What you will do:
Print all of the lines exactly. Any picture among them stays out.

Information provided:

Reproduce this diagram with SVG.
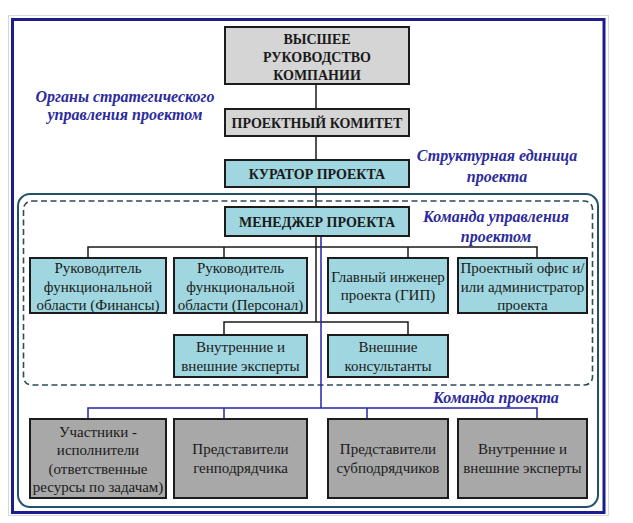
<svg xmlns="http://www.w3.org/2000/svg" width="633" height="523" viewBox="0 0 633 523">
<style>
  .box { stroke: #1c1c1c; stroke-width: 2; }
  .gray { fill: #d5d5d5; }
  .blue { fill: #9fd6df; }
  .dark { fill: #a8a8a8; }
  text { font-family: 'Liberation Serif', 'DejaVu Serif', serif; }
  .t { font-size: 15px; fill: #1a1a1a; text-anchor: middle; }
  .tb { font-size: 14px; font-weight: bold; fill: #1a1a1a; text-anchor: middle; }
  .lab { font-size: 16px; font-weight: bold; font-style: italic; fill: #2b2b9c; text-anchor: middle; }
  .ln { stroke: #1a1a1a; stroke-width: 1.5; fill: none; }
  .lnb { stroke: #2424a8; stroke-width: 1.5; fill: none; }
</style>
<rect x="0" y="0" width="633" height="523" fill="#ffffff"/>
<rect x="8.5" y="15.5" width="600" height="500" fill="none" stroke="#d4d8e4" stroke-width="1"/>
<rect x="12.5" y="19.5" width="591.5" height="493" fill="none" stroke="#1c1c8c" stroke-width="3"/>

<g id="frames">
  <rect x="18" y="194" width="580" height="313" rx="12" fill="none" stroke="#24506a" stroke-width="2"/>
  <rect x="23.5" y="201" width="569" height="184" rx="8" fill="none" stroke="#2e4a5c" stroke-width="1.6" stroke-dasharray="6 3.5"/>
</g>

<g id="connectors">
  <line class="ln" x1="316" y1="84" x2="316" y2="109"/>
  <line class="ln" x1="316" y1="136" x2="316" y2="160"/>
  <line class="ln" x1="316" y1="187" x2="316" y2="207"/>
  <line class="ln" x1="316" y1="236" x2="316" y2="322"/>
  <polyline class="ln" points="88,258 88,247 537,247 537,258"/>
  <line class="ln" x1="224" y1="247" x2="224" y2="258"/>
  <line class="ln" x1="408" y1="247" x2="408" y2="258"/>
  <polyline class="ln" points="224,335 224,322 408,322 408,335"/>
  <line class="lnb" x1="321" y1="236" x2="321" y2="408"/>
  <polyline class="lnb" points="88,419 88,408 537,408 537,419"/>
  <line class="lnb" x1="224" y1="408" x2="224" y2="419"/>
  <line class="lnb" x1="367" y1="408" x2="367" y2="419"/>
</g>

<g id="top">
  <rect class="box gray" x="225" y="27" width="184" height="57"/>
  <text class="tb" x="317" y="44">ВЫСШЕЕ</text>
  <text class="tb" x="317" y="62">РУКОВОДСТВО</text>
  <text class="tb" x="317" y="80">КОМПАНИИ</text>
</g>
<g id="committee">
  <rect class="box gray" x="225" y="109" width="184" height="27"/>
  <text class="tb" x="317" y="127.5">ПРОЕКТНЫЙ КОМИТЕТ</text>
</g>
<g id="curator">
  <rect class="box blue" x="225" y="160" width="184" height="27"/>
  <text class="tb" x="317" y="178.5">КУРАТОР ПРОЕКТА</text>
</g>
<g id="manager">
  <rect class="box blue" x="225" y="207" width="184" height="29"/>
  <text class="tb" x="317" y="226.5">МЕНЕДЖЕР ПРОЕКТА</text>
</g>

<g id="fin">
  <rect class="box blue" x="30" y="258" width="136" height="55"/>
  <text class="t" x="98" y="273">Руководитель</text>
  <text class="t" x="98" y="291.5">функциональной</text>
  <text class="t" x="98" y="310">области (Финансы)</text>
</g>
<g id="hr">
  <rect class="box blue" x="174" y="258" width="133" height="55"/>
  <text class="t" x="240.5" y="273">Руководитель</text>
  <text class="t" x="240.5" y="291.5">функциональной</text>
  <text class="t" x="240.5" y="310">области (Персонал)</text>
</g>
<g id="gip">
  <rect class="box blue" x="328" y="258" width="120" height="55"/>
  <text class="t" x="388" y="281.5">Главный инженер</text>
  <text class="t" x="388" y="300">проекта (ГИП)</text>
</g>
<g id="office">
  <rect class="box blue" x="458" y="258" width="129" height="55"/>
  <text class="t" x="522.5" y="273">Проектный офис и/</text>
  <text class="t" x="522.5" y="291.5">или администратор</text>
  <text class="t" x="522.5" y="310">проекта</text>
</g>

<g id="experts1">
  <rect class="box blue" x="174" y="335" width="133" height="42"/>
  <text class="t" x="240.5" y="352">Внутренние и</text>
  <text class="t" x="240.5" y="370.5">внешние эксперты</text>
</g>
<g id="consult">
  <rect class="box blue" x="328" y="335" width="120" height="42"/>
  <text class="t" x="388" y="352">Внешние</text>
  <text class="t" x="388" y="370.5">консультанты</text>
</g>

<g id="members">
  <rect class="box dark" x="30" y="419" width="136" height="79"/>
  <text class="t" x="98" y="437">Участники -</text>
  <text class="t" x="98" y="455">исполнители</text>
  <text class="t" x="98" y="473.5">(ответственные</text>
  <text class="t" x="98" y="492">ресурсы по задачам)</text>
</g>
<g id="gen">
  <rect class="box dark" x="174" y="419" width="133" height="79"/>
  <text class="t" x="240.5" y="454">Представители</text>
  <text class="t" x="240.5" y="473">генподрядчика</text>
</g>
<g id="sub">
  <rect class="box dark" x="328" y="419" width="120" height="79"/>
  <text class="t" x="388" y="454">Представители</text>
  <text class="t" x="388" y="473">субподрядчиков</text>
</g>
<g id="experts2">
  <rect class="box dark" x="458" y="419" width="129" height="79"/>
  <text class="t" x="522.5" y="454">Внутренние и</text>
  <text class="t" x="522.5" y="473">внешние эксперты</text>
</g>

<g id="labels">
  <text class="lab" x="125" y="102">Органы стратегического</text>
  <text class="lab" x="125" y="120">управления проектом</text>
  <text class="lab" x="497" y="161">Структурная единица</text>
  <text class="lab" x="497" y="182">проекта</text>
  <text class="lab" x="496" y="222">Команда управления</text>
  <text class="lab" x="496" y="242">проектом</text>
  <text class="lab" x="496" y="403">Команда проекта</text>
</g>
</svg>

Correct output:
Reproduce this diagram with SVG.
<svg xmlns="http://www.w3.org/2000/svg" width="633" height="523" viewBox="0 0 633 523">
<style>
  .box { stroke: #1c1c1c; stroke-width: 2; }
  .gray { fill: #d5d5d5; }
  .blue { fill: #9fd6df; }
  .dark { fill: #a8a8a8; }
  text { font-family: 'Liberation Serif', 'DejaVu Serif', serif; }
  .t { font-size: 15px; fill: #1a1a1a; text-anchor: middle; }
  .tb { font-size: 14px; font-weight: bold; fill: #1a1a1a; text-anchor: middle; }
  .lab { font-size: 16px; font-weight: bold; font-style: italic; fill: #2b2b9c; text-anchor: middle; }
  .ln { stroke: #1a1a1a; stroke-width: 1.5; fill: none; }
  .lnb { stroke: #2424a8; stroke-width: 1.5; fill: none; }
</style>
<rect x="0" y="0" width="633" height="523" fill="#ffffff"/>
<rect x="8.5" y="15.5" width="600" height="500" fill="none" stroke="#d4d8e4" stroke-width="1"/>
<rect x="12.5" y="19.5" width="591.5" height="493" fill="none" stroke="#1c1c8c" stroke-width="3"/>

<g id="frames">
  <rect x="18" y="194" width="580" height="313" rx="12" fill="none" stroke="#24506a" stroke-width="2"/>
  <rect x="23.5" y="201" width="569" height="184" rx="8" fill="none" stroke="#2e4a5c" stroke-width="1.6" stroke-dasharray="6 3.5"/>
</g>

<g id="connectors">
  <line class="ln" x1="316" y1="84" x2="316" y2="109"/>
  <line class="ln" x1="316" y1="136" x2="316" y2="160"/>
  <line class="ln" x1="316" y1="187" x2="316" y2="207"/>
  <line class="ln" x1="316" y1="236" x2="316" y2="322"/>
  <polyline class="ln" points="88,258 88,247 537,247 537,258"/>
  <line class="ln" x1="224" y1="247" x2="224" y2="258"/>
  <line class="ln" x1="408" y1="247" x2="408" y2="258"/>
  <polyline class="ln" points="224,335 224,322 408,322 408,335"/>
  <line class="lnb" x1="321" y1="236" x2="321" y2="408"/>
  <polyline class="lnb" points="88,419 88,408 537,408 537,419"/>
  <line class="lnb" x1="224" y1="408" x2="224" y2="419"/>
  <line class="lnb" x1="367" y1="408" x2="367" y2="419"/>
</g>

<g id="top">
  <rect class="box gray" x="225" y="27" width="184" height="57"/>
  <text class="tb" x="317" y="44">ВЫСШЕЕ</text>
  <text class="tb" x="317" y="62">РУКОВОДСТВО</text>
  <text class="tb" x="317" y="80">КОМПАНИИ</text>
</g>
<g id="committee">
  <rect class="box gray" x="225" y="109" width="184" height="27"/>
  <text class="tb" x="317" y="127.5">ПРОЕКТНЫЙ КОМИТЕТ</text>
</g>
<g id="curator">
  <rect class="box blue" x="225" y="160" width="184" height="27"/>
  <text class="tb" x="317" y="178.5">КУРАТОР ПРОЕКТА</text>
</g>
<g id="manager">
  <rect class="box blue" x="225" y="207" width="184" height="29"/>
  <text class="tb" x="317" y="226.5">МЕНЕДЖЕР ПРОЕКТА</text>
</g>

<g id="fin">
  <rect class="box blue" x="30" y="258" width="136" height="55"/>
  <text class="t" x="98" y="273">Руководитель</text>
  <text class="t" x="98" y="291.5">функциональной</text>
  <text class="t" x="98" y="310">области (Финансы)</text>
</g>
<g id="hr">
  <rect class="box blue" x="174" y="258" width="133" height="55"/>
  <text class="t" x="240.5" y="273">Руководитель</text>
  <text class="t" x="240.5" y="291.5">функциональной</text>
  <text class="t" x="240.5" y="310">области (Персонал)</text>
</g>
<g id="gip">
  <rect class="box blue" x="328" y="258" width="120" height="55"/>
  <text class="t" x="388" y="281.5">Главный инженер</text>
  <text class="t" x="388" y="300">проекта (ГИП)</text>
</g>
<g id="office">
  <rect class="box blue" x="458" y="258" width="129" height="55"/>
  <text class="t" x="522.5" y="273">Проектный офис и/</text>
  <text class="t" x="522.5" y="291.5">или администратор</text>
  <text class="t" x="522.5" y="310">проекта</text>
</g>

<g id="experts1">
  <rect class="box blue" x="174" y="335" width="133" height="42"/>
  <text class="t" x="240.5" y="352">Внутренние и</text>
  <text class="t" x="240.5" y="370.5">внешние эксперты</text>
</g>
<g id="consult">
  <rect class="box blue" x="328" y="335" width="120" height="42"/>
  <text class="t" x="388" y="352">Внешние</text>
  <text class="t" x="388" y="370.5">консультанты</text>
</g>

<g id="members">
  <rect class="box dark" x="30" y="419" width="136" height="79"/>
  <text class="t" x="98" y="437">Участники -</text>
  <text class="t" x="98" y="455">исполнители</text>
  <text class="t" x="98" y="473.5">(ответственные</text>
  <text class="t" x="98" y="492">ресурсы по задачам)</text>
</g>
<g id="gen">
  <rect class="box dark" x="174" y="419" width="133" height="79"/>
  <text class="t" x="240.5" y="454">Представители</text>
  <text class="t" x="240.5" y="473">генподрядчика</text>
</g>
<g id="sub">
  <rect class="box dark" x="328" y="419" width="120" height="79"/>
  <text class="t" x="388" y="454">Представители</text>
  <text class="t" x="388" y="473">субподрядчиков</text>
</g>
<g id="experts2">
  <rect class="box dark" x="458" y="419" width="129" height="79"/>
  <text class="t" x="522.5" y="454">Внутренние и</text>
  <text class="t" x="522.5" y="473">внешние эксперты</text>
</g>

<g id="labels">
  <text class="lab" x="125" y="102">Органы стратегического</text>
  <text class="lab" x="125" y="120">управления проектом</text>
  <text class="lab" x="497" y="161">Структурная единица</text>
  <text class="lab" x="497" y="182">проекта</text>
  <text class="lab" x="496" y="222">Команда управления</text>
  <text class="lab" x="496" y="242">проектом</text>
  <text class="lab" x="496" y="403">Команда проекта</text>
</g>
</svg>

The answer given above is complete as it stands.